At £349 it's at the higher end of our pricing bracket, but then again you do get Apple's rather good software and content ecosystem, as well as the luxury of timely updates.
And let's face it, you're getting what most people pay Apple for; the experience, the optimisation, the fact that it just works no-fuss, and the style and prestige that goes with the brand.

Moto Z2 Play


The Moto Z2 Play packs a 5.5in 1080p display, a Qualcomm MSM8953-Pro Snapdragon 626 octa-core CPU, a 12MP camera, and a 3,00mAh battery and is priced variably between £300-£400. However, the really great thing here is the modularity; the Moto Z2 Play is compatible with Motorola's full range of MotoMods, which allows you to clamp various accessories to the back panel, from your basic battery booster, right up to camera enhancements, full stereo sound systems, and even a projector.

Moto X Style


The Moto X Style came out in 2015, but it's still an outstanding mid-ranger all round.
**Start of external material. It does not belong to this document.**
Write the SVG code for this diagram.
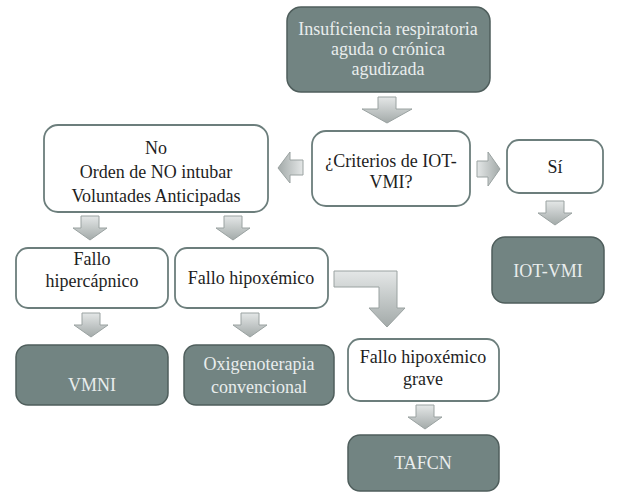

The Snapdragon 808 SoC may be a bit long in the tooth, but the point here is that this phone came about at that golden point when Motorola had really aced its value proposition business model, which offered competetive prices, stock Android, and well-optimised hardware.
The display is a gorgeous 5.7in IPS LCD panel with a 1440 x 2560 pixel resolution at a super sharp 520ppi. It also has 3GB of RAM onboard and options for 16GB, 32GB, or 64GB of storage, as well as microSD support.
The camera is a real star of the show as well; a 21MP f/2.0 aperture sensor with a dual-LED flash. Stereo front-facing speakers and a 3,000mAh battery round things off nicely.

Lower-Mid-Tier

Moto G5 Plus


The Moto G series has been popular for several years in the budget category, but for 2017, Lenovo and Motorola put out a slightly more premium model alongside the new generation Moto G5, dubbed the Moto G5 Plus.
The specs (and price) have been bumped up enough that it can reasonably be considered a mid-ranger, albeit a lower-level mid-ranger. Compared to the regular Moto G5 it has a slightly larger display (0.2in bigger at 5.2in, but the same 1080p resolution), more RAM (4GB), a faster and higher-end Qualcomm Snapdragon 625 processor with an accompanying GPU upgrade, a bigger battery, and a more refined camera with a wider aperture, dual-LED dual-tone flash, and 2160p video recording.
You can find it for as little as £193 in some places, but more typically it'll cost £269.99.

(Huawei) Honor 9


Honor is Huawei's off-shoot brand, aimed at the younger demographic and with a nod to affordability as a result. Typically, the Honor series pilfers bits of tech from Huawei's main brand and also shares the same Emotion UI over Android.
Pretty much every Honor handset to date has been a very slick and stylish bit of kit; you get something very premium on the outside for your money, to be sure.
The Honor 9 is the flagship Honor handset launched inside 2017; it features a 5.1in 1080p IPS LCD display, Android 7.0 Nougat, and Huawie's own very powerful octa-core HiSilicon Kirin 960 CPU. You also have options for either 4GB or 6GB of RAM, with 64GB or 128GB of storage, as well as a dual-sensor 20MP+12MP primary camera with 2x lossless zoom. There's a lot of bang for your buck here with a typical price range of between £300-£380.

Samsung Galaxy A3 (2017)

We already mentioned the other members of the Galaxy A series for 2017. The Galaxy A3 is the smallest size option with a 4.7in 720p Super AMOLED display, and also the cheapest at around £200-£260. It has the same appealing metal build and design as its stable-mates, together with a powerful Exynos 7870 octa-core processor, 2GB of RAM, and 16GB of storage (plus microSD expansion). On top of that, both the 13MP primary and 8MP secondary cameras have wide f/1.9 apertures for very good shooting at this price point.